Friday 2 December 2011

Thoughts from abroad

Cameron's off to Paris today and, coincidentally, so am I. He's trying to shore up Britain's influence on the Eurozone, I just want to spend my remaining summer holiday Euros while they remain acceptable currency.

All this existential worry about the Eurozone must start to be annoying for SNP campaign managers back home. It can't do for people to be distracted by an economic Armageddon and fret about whether they'll have a job or not when there's the serious task of nation building to be getting on with.

Implicit in the whole modern offer of independence was the notion that Scots need not worry about leaving the comfort blanket of their most beneficial monetary and economic union in 300 years, the UK. They would be replacing it with an even larger and more successful EU club. (Mmm, in many ways "Independence in Europe" could have been a more persuasive slogan than the selfishness of "Scotland's oil" which ran against the redistributive grain of many Scottish voters).

Well, given that the Eurozone is on the sliproad to the autobhan to hell (and us with it) the sell of separation from the UK is even harder to crack than that 28 per cent plateau, particularly if the leadership can't sound coherent on the currency or status of Scotland post-separation.

That means it's headscratching time at SNP central sloganising department. Indy in EU, nah, forget it; Arc of prosperity, uh uh; Risk it all on Yes in 2015, em, think again.

When the recessionary riptide is running the other way its hard to come up with ideas that broaden the economic appeal of independence. And on that score the SNP looks weak.

Unfortunately, apart from the welcome adoption of an idea for of a Minister for Youth unemployment, there's not much evidence of the Holyrood government doing much to stem the economic tide or move Scotland forward this week, or any other.

Despite a stonking majority in parliament, a mandate for anything, Salmond appears to be set on a course to becalm Scotland in the run up to the whenever'endum.

The message coming from political masters senior policy makers is that nothing will really be done to rock the Scottish boat in the next few years. Big issues like structural changes to the NHS, which may be electorally unpalatable but acknowledged as necessary, will be avoided. Reform of the education system, don't go there.
Criminal Justice, anything so long as it strikes a fine balance between dogwhistling reactionary retribution (core Labour vote) with liberal echo (soak up remaining Lib Dems).

Environmental policy, the SNP's biggest calumny, veers from "drill baby drill" in the wild Atlantic to somehow magicking windmills on and offshore with a continuing subsidy from the UK consumers even after independence! Check out the latest report from Citgroup for an even more devastating critique of why the Salmond's renewable vision will end up by 2020 in energy dependence on imports and a tacit acceptance of extended Scottish nuclear power generation.

It's unfortunate that in the five lost years of constitutional wrangling the government has decided to substitute hard policy with broad populism. That's deliberate, of course, in order not to upset any sectoral group on the road to i-day, the name campaign managers had been saving up for the Independence app.
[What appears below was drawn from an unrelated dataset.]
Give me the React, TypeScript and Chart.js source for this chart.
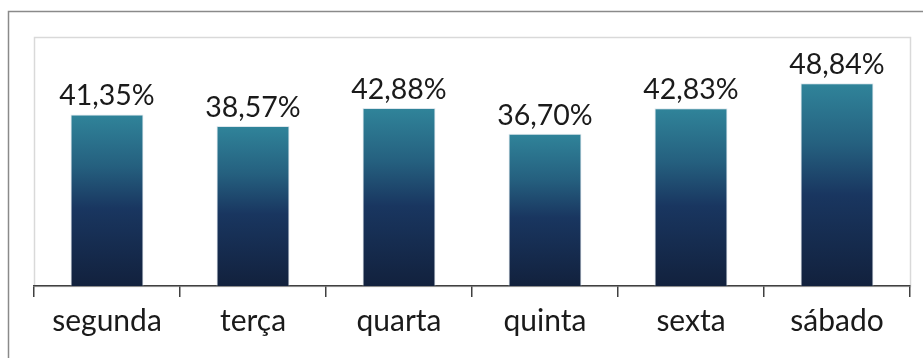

But Alex Salmond's focus on a downloadable Gettysburg address actually gets in the way of a real world agenda for Scotland. Instead of mapping out a future he is being accused of putting Scotland's future on hold for another five years.

In a vacuum of political figureheads Scotland likes Salmond and my guess, and that of the polls, is that people would let him lead anywhere, except across the line to separation.

There's a growing tide of opinion calling on Alex Salmond to get on with a referendum to end political and economic uncertainty.
He calls the shots on that but why doesn't he use his considerable personality and political majority meantime to just get on with governing?